Task statement
Carry none of the pictures over; set down the material below exactly.

=======

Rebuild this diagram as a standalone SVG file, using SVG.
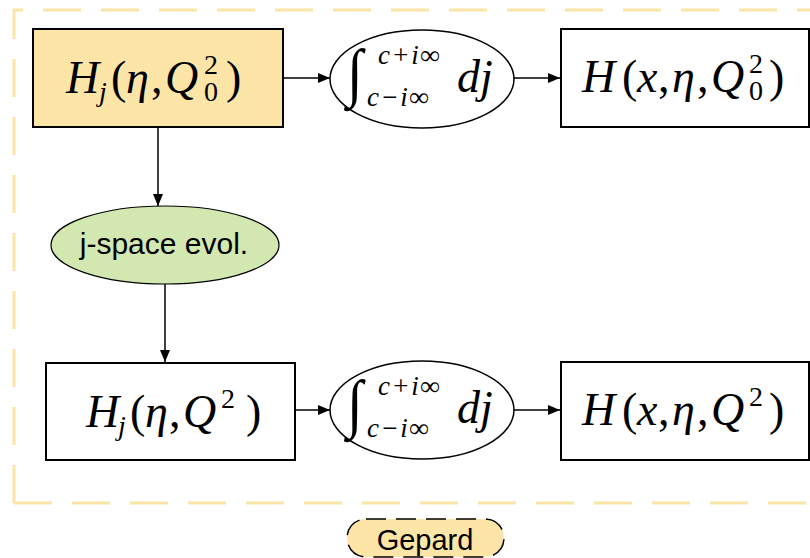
<svg xmlns="http://www.w3.org/2000/svg" width="810" height="558" viewBox="0 0 810 558">
<defs>
<marker id="arr" markerWidth="12" markerHeight="10" refX="12" refY="5" orient="auto" markerUnits="userSpaceOnUse">
<path d="M0,0 L12,5 L0,10 Z" fill="#000"/>
</marker>
<style>
.box{fill:#fff;stroke:#000;stroke-width:2}
.ybox{fill:#fce5a7;stroke:#000;stroke-width:2}
.ell{fill:#fff;stroke:#000;stroke-width:1.5}
.gell{fill:#d3e8b0;stroke:#000;stroke-width:1.2}
.m{font-family:"Liberation Serif","Times New Roman",serif;font-size:46px;fill:#000}
.i{font-style:italic}
.sc{font-size:28px}
.lim{font-family:"Liberation Serif","Times New Roman",serif;font-size:27px;font-style:italic;fill:#000;letter-spacing:1.5px}
.s{font-family:"Liberation Sans",Arial,sans-serif;fill:#000}
.con{stroke:#000;stroke-width:1.5;fill:none;marker-end:url(#arr)}
</style>
</defs>
<rect width="810" height="558" fill="#fff"/>
<path d="M14,503 L14,10 L830,10 M14,503 L830,503" fill="none" stroke="#fae4a6" stroke-width="3" stroke-dasharray="38,20"/>

<g id="connectors">
<line class="con" x1="284" y1="78" x2="330" y2="78"/>
<line class="con" x1="514" y1="78" x2="560" y2="78"/>
<line class="con" x1="158" y1="128" x2="158" y2="206"/>
<line class="con" x1="165" y1="284" x2="165" y2="362"/>
<line class="con" x1="296" y1="410" x2="330" y2="410"/>
<line class="con" x1="514" y1="410" x2="560" y2="410"/>
</g>

<g id="hj0">
<rect class="ybox" x="33" y="29" width="250" height="98"/>
<text class="m"><tspan class="i" x="66" y="93">H</tspan><tspan class="i sc" x="99" y="101">j</tspan><tspan x="111" y="93">(</tspan><tspan class="i" x="126" y="93">η</tspan><tspan x="151" y="93">,</tspan><tspan class="i" x="165" y="93">Q</tspan><tspan x="226" y="93">)</tspan></text>
<text class="m sc" x="204" y="74">2</text>
<text class="m sc" x="204" y="101">0</text>
</g>

<g id="int0">
<ellipse class="ell" cx="422" cy="79" rx="92" ry="49"/>
<text class="m i" font-size="58" transform="translate(347,94) scale(1.25,1.4)">∫</text>
<text class="lim" x="378" y="64">c+i∞</text>
<text class="lim" x="367" y="106">c−i∞</text>
<text class="m i" x="457" y="92" font-size="42">dj</text>
</g>

<g id="h0">
<rect class="box" x="561" y="29" width="248" height="98"/>
<text class="m"><tspan class="i" x="582" y="92">H</tspan><tspan x="622" y="92">(</tspan><tspan class="i" x="637" y="92">x</tspan><tspan x="658" y="92">,</tspan><tspan class="i" x="672" y="92">η</tspan><tspan x="697" y="92">,</tspan><tspan class="i" x="711" y="92">Q</tspan><tspan x="769" y="92">)</tspan></text>
<text class="m sc" x="749" y="73">2</text>
<text class="m sc" x="749" y="100">0</text>
</g>

<g id="evol">
<ellipse class="gell" cx="165" cy="245" rx="114" ry="39"/>
<text class="s" x="164" y="254" font-size="30" text-anchor="middle">j-space evol.</text>
</g>

<g id="hj">
<rect class="box" x="46" y="363" width="249" height="97"/>
<text class="m"><tspan class="i" x="86" y="427">H</tspan><tspan class="i sc" x="118" y="435">j</tspan><tspan x="130" y="427">(</tspan><tspan class="i" x="145" y="427">η</tspan><tspan x="169" y="427">,</tspan><tspan class="i" x="183" y="427">Q</tspan><tspan x="246" y="427">)</tspan></text>
<text class="m sc" x="221" y="408">2</text>
</g>

<g id="int1">
<ellipse class="ell" cx="422" cy="410" rx="92" ry="49"/>
<text class="m i" font-size="58" transform="translate(347,425) scale(1.25,1.4)">∫</text>
<text class="lim" x="378" y="395">c+i∞</text>
<text class="lim" x="367" y="437">c−i∞</text>
<text class="m i" x="457" y="423" font-size="42">dj</text>
</g>

<g id="h">
<rect class="box" x="561" y="362" width="248" height="98"/>
<text class="m"><tspan class="i" x="582" y="425">H</tspan><tspan x="622" y="425">(</tspan><tspan class="i" x="637" y="425">x</tspan><tspan x="658" y="425">,</tspan><tspan class="i" x="672" y="425">η</tspan><tspan x="697" y="425">,</tspan><tspan class="i" x="711" y="425">Q</tspan><tspan x="769" y="425">)</tspan></text>
<text class="m sc" x="749" y="406">2</text>
</g>

<g id="gepard">
<rect x="347" y="519" width="157" height="38" rx="19" fill="#fce5a7" stroke="#000" stroke-width="1.5" stroke-dasharray="20,10"/>
<text class="s" x="425" y="550" font-size="29" text-anchor="middle">Gepard</text>
</g>
</svg>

=======

Exercise solution
Rebuild this diagram as a standalone SVG file, using SVG.
<svg xmlns="http://www.w3.org/2000/svg" width="810" height="558" viewBox="0 0 810 558">
<defs>
<marker id="arr" markerWidth="12" markerHeight="10" refX="12" refY="5" orient="auto" markerUnits="userSpaceOnUse">
<path d="M0,0 L12,5 L0,10 Z" fill="#000"/>
</marker>
<style>
.box{fill:#fff;stroke:#000;stroke-width:2}
.ybox{fill:#fce5a7;stroke:#000;stroke-width:2}
.ell{fill:#fff;stroke:#000;stroke-width:1.5}
.gell{fill:#d3e8b0;stroke:#000;stroke-width:1.2}
.m{font-family:"Liberation Serif","Times New Roman",serif;font-size:46px;fill:#000}
.i{font-style:italic}
.sc{font-size:28px}
.lim{font-family:"Liberation Serif","Times New Roman",serif;font-size:27px;font-style:italic;fill:#000;letter-spacing:1.5px}
.s{font-family:"Liberation Sans",Arial,sans-serif;fill:#000}
.con{stroke:#000;stroke-width:1.5;fill:none;marker-end:url(#arr)}
</style>
</defs>
<rect width="810" height="558" fill="#fff"/>
<path d="M14,503 L14,10 L830,10 M14,503 L830,503" fill="none" stroke="#fae4a6" stroke-width="3" stroke-dasharray="38,20"/>

<g id="connectors">
<line class="con" x1="284" y1="78" x2="330" y2="78"/>
<line class="con" x1="514" y1="78" x2="560" y2="78"/>
<line class="con" x1="158" y1="128" x2="158" y2="206"/>
<line class="con" x1="165" y1="284" x2="165" y2="362"/>
<line class="con" x1="296" y1="410" x2="330" y2="410"/>
<line class="con" x1="514" y1="410" x2="560" y2="410"/>
</g>

<g id="hj0">
<rect class="ybox" x="33" y="29" width="250" height="98"/>
<text class="m"><tspan class="i" x="66" y="93">H</tspan><tspan class="i sc" x="99" y="101">j</tspan><tspan x="111" y="93">(</tspan><tspan class="i" x="126" y="93">η</tspan><tspan x="151" y="93">,</tspan><tspan class="i" x="165" y="93">Q</tspan><tspan x="226" y="93">)</tspan></text>
<text class="m sc" x="204" y="74">2</text>
<text class="m sc" x="204" y="101">0</text>
</g>

<g id="int0">
<ellipse class="ell" cx="422" cy="79" rx="92" ry="49"/>
<text class="m i" font-size="58" transform="translate(347,94) scale(1.25,1.4)">∫</text>
<text class="lim" x="378" y="64">c+i∞</text>
<text class="lim" x="367" y="106">c−i∞</text>
<text class="m i" x="457" y="92" font-size="42">dj</text>
</g>

<g id="h0">
<rect class="box" x="561" y="29" width="248" height="98"/>
<text class="m"><tspan class="i" x="582" y="92">H</tspan><tspan x="622" y="92">(</tspan><tspan class="i" x="637" y="92">x</tspan><tspan x="658" y="92">,</tspan><tspan class="i" x="672" y="92">η</tspan><tspan x="697" y="92">,</tspan><tspan class="i" x="711" y="92">Q</tspan><tspan x="769" y="92">)</tspan></text>
<text class="m sc" x="749" y="73">2</text>
<text class="m sc" x="749" y="100">0</text>
</g>

<g id="evol">
<ellipse class="gell" cx="165" cy="245" rx="114" ry="39"/>
<text class="s" x="164" y="254" font-size="30" text-anchor="middle">j-space evol.</text>
</g>

<g id="hj">
<rect class="box" x="46" y="363" width="249" height="97"/>
<text class="m"><tspan class="i" x="86" y="427">H</tspan><tspan class="i sc" x="118" y="435">j</tspan><tspan x="130" y="427">(</tspan><tspan class="i" x="145" y="427">η</tspan><tspan x="169" y="427">,</tspan><tspan class="i" x="183" y="427">Q</tspan><tspan x="246" y="427">)</tspan></text>
<text class="m sc" x="221" y="408">2</text>
</g>

<g id="int1">
<ellipse class="ell" cx="422" cy="410" rx="92" ry="49"/>
<text class="m i" font-size="58" transform="translate(347,425) scale(1.25,1.4)">∫</text>
<text class="lim" x="378" y="395">c+i∞</text>
<text class="lim" x="367" y="437">c−i∞</text>
<text class="m i" x="457" y="423" font-size="42">dj</text>
</g>

<g id="h">
<rect class="box" x="561" y="362" width="248" height="98"/>
<text class="m"><tspan class="i" x="582" y="425">H</tspan><tspan x="622" y="425">(</tspan><tspan class="i" x="637" y="425">x</tspan><tspan x="658" y="425">,</tspan><tspan class="i" x="672" y="425">η</tspan><tspan x="697" y="425">,</tspan><tspan class="i" x="711" y="425">Q</tspan><tspan x="769" y="425">)</tspan></text>
<text class="m sc" x="749" y="406">2</text>
</g>

<g id="gepard">
<rect x="347" y="519" width="157" height="38" rx="19" fill="#fce5a7" stroke="#000" stroke-width="1.5" stroke-dasharray="20,10"/>
<text class="s" x="425" y="550" font-size="29" text-anchor="middle">Gepard</text>
</g>
</svg>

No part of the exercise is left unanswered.